§ Problem statement
Both boundary lines count: repeat, exactly and alone, the lines from the one containing "Recreate this image" to the one containing "plt.rcParams['axes.unicode_minus'] = False", with pictures left out.

>>>

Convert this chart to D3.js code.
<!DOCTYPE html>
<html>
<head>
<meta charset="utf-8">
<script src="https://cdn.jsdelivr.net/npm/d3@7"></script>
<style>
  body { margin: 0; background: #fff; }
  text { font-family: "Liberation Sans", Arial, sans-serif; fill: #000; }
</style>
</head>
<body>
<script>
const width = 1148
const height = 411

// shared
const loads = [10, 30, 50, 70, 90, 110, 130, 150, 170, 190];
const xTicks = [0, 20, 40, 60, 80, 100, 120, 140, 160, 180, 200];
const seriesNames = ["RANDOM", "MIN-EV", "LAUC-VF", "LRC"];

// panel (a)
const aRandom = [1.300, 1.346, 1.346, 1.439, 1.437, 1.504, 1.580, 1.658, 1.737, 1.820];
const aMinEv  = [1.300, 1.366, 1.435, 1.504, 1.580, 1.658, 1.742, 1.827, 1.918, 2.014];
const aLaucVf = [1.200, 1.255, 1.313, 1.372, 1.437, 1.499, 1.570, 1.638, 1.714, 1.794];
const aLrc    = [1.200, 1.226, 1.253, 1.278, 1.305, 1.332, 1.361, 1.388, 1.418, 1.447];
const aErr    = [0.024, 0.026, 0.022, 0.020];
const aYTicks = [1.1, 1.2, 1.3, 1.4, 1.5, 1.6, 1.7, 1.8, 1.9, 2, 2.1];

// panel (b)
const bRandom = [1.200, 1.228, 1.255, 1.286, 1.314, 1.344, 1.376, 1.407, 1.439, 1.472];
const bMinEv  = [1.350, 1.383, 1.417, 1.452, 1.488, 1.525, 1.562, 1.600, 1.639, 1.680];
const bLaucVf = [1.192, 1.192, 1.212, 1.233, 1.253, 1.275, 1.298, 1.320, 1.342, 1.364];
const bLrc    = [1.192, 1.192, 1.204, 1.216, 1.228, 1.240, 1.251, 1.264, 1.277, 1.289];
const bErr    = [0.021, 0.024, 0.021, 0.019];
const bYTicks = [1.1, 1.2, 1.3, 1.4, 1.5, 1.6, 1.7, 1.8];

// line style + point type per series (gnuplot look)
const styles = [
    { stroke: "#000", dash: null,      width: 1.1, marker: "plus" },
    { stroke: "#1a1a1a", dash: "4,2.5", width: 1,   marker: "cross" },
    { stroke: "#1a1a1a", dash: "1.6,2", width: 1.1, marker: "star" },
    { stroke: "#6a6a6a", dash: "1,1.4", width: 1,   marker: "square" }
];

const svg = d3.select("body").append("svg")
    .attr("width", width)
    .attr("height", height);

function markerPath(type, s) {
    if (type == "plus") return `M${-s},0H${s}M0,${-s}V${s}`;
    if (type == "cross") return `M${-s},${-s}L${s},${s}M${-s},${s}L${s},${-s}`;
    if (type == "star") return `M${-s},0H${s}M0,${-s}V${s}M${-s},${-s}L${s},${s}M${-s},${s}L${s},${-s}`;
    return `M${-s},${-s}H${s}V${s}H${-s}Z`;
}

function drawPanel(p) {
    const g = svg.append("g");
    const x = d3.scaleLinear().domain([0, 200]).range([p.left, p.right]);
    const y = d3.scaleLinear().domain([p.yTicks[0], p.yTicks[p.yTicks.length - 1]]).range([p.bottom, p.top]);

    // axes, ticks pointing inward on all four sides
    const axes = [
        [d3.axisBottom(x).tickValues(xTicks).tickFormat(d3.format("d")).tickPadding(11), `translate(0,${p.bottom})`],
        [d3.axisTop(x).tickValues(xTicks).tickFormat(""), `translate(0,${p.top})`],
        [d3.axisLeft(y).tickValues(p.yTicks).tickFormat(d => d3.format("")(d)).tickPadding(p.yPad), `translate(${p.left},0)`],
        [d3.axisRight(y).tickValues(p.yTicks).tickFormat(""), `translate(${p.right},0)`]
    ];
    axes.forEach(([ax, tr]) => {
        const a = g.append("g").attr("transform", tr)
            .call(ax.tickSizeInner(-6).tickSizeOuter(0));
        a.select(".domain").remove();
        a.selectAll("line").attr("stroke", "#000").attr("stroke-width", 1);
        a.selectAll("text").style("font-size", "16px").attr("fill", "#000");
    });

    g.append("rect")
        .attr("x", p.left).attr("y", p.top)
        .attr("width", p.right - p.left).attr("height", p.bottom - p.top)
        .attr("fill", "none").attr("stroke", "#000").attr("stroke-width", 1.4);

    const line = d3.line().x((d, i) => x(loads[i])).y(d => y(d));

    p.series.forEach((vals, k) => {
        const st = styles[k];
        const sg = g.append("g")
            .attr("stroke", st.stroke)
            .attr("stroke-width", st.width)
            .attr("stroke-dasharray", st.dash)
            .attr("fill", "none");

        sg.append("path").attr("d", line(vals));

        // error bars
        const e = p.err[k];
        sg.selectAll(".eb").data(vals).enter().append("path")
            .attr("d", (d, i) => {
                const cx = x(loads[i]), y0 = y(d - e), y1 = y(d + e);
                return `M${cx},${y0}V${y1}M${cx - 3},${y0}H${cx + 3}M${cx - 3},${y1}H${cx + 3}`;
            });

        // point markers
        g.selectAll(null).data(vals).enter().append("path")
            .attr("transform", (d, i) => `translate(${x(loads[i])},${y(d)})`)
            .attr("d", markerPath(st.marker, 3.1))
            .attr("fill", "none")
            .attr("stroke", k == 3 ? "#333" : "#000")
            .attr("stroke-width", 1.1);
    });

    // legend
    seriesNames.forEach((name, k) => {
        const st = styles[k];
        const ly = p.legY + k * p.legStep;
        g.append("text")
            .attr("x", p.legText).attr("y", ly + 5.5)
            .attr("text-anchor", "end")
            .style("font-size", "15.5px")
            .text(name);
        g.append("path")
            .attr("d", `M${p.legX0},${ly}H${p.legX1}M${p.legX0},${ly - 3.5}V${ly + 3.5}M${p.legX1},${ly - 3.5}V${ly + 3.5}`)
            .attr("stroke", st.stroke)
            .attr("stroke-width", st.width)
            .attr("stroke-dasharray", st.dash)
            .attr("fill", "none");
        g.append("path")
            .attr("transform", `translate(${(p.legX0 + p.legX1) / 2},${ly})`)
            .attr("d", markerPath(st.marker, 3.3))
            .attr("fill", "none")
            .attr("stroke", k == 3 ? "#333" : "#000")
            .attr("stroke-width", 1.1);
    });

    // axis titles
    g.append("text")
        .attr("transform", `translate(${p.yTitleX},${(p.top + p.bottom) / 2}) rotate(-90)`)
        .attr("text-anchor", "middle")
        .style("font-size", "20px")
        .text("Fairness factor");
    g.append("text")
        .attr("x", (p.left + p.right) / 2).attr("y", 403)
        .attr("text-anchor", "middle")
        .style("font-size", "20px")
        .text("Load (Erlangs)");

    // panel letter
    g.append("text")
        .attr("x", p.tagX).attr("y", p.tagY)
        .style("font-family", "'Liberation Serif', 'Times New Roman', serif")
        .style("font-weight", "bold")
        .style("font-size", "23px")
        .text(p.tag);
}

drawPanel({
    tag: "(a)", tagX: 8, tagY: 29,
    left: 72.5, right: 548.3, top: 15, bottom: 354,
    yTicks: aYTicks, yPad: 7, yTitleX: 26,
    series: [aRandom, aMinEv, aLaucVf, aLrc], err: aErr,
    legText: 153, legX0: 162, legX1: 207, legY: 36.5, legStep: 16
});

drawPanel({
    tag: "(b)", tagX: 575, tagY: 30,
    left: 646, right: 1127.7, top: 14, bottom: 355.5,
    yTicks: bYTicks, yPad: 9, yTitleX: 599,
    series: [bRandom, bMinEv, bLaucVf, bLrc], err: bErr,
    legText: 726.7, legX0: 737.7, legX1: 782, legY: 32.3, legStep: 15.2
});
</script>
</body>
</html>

<<<
>>>

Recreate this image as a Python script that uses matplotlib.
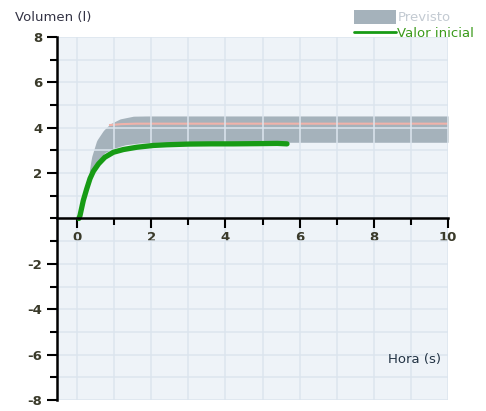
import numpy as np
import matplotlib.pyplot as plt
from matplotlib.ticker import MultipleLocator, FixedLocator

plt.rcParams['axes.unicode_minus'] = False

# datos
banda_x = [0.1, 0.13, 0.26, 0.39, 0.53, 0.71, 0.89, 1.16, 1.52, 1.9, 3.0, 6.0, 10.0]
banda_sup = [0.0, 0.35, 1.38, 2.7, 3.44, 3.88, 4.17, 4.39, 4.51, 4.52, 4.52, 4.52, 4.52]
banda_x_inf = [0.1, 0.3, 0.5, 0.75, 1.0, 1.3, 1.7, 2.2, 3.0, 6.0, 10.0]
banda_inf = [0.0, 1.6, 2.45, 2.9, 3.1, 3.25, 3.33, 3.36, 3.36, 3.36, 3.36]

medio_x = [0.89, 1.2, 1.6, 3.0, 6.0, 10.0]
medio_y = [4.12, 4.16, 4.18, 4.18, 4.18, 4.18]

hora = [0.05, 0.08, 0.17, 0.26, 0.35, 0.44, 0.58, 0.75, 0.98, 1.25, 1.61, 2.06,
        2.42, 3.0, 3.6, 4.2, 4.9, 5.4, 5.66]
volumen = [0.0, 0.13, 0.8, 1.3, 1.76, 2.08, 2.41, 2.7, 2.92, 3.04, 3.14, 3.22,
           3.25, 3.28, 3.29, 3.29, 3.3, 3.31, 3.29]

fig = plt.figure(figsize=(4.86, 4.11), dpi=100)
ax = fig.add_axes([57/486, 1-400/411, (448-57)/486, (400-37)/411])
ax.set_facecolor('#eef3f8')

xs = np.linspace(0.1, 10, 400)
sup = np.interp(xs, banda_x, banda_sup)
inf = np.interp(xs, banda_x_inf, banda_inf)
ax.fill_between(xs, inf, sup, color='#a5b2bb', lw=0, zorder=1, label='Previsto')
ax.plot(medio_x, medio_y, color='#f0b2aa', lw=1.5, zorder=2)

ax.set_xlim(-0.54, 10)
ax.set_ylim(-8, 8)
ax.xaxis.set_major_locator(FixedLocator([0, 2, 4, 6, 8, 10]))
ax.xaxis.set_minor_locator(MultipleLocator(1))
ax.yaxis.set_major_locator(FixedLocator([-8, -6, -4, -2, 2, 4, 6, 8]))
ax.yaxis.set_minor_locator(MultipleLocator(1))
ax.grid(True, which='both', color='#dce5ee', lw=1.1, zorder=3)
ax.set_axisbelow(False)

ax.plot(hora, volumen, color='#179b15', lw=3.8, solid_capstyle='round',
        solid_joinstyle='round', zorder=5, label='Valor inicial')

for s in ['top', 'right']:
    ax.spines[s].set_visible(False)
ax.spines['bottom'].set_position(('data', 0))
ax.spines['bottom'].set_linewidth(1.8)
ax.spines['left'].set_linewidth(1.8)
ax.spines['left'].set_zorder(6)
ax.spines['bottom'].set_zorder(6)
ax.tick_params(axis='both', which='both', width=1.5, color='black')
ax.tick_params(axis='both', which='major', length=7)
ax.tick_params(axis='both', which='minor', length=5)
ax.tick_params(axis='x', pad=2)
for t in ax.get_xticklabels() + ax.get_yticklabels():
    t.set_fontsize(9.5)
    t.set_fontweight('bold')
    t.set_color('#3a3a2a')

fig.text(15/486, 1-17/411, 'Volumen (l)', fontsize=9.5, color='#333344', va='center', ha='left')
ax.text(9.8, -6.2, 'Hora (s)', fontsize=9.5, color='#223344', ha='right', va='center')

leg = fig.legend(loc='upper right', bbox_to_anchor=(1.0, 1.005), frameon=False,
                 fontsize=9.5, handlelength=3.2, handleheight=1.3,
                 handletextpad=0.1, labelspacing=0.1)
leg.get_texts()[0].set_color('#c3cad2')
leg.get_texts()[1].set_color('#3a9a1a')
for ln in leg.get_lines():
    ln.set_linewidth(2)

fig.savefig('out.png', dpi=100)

<<<

§ Result of the exercise
Recreate this image as a Python script that uses matplotlib.
import numpy as np
import matplotlib.pyplot as plt
from matplotlib.ticker import MultipleLocator, FixedLocator

plt.rcParams['axes.unicode_minus'] = False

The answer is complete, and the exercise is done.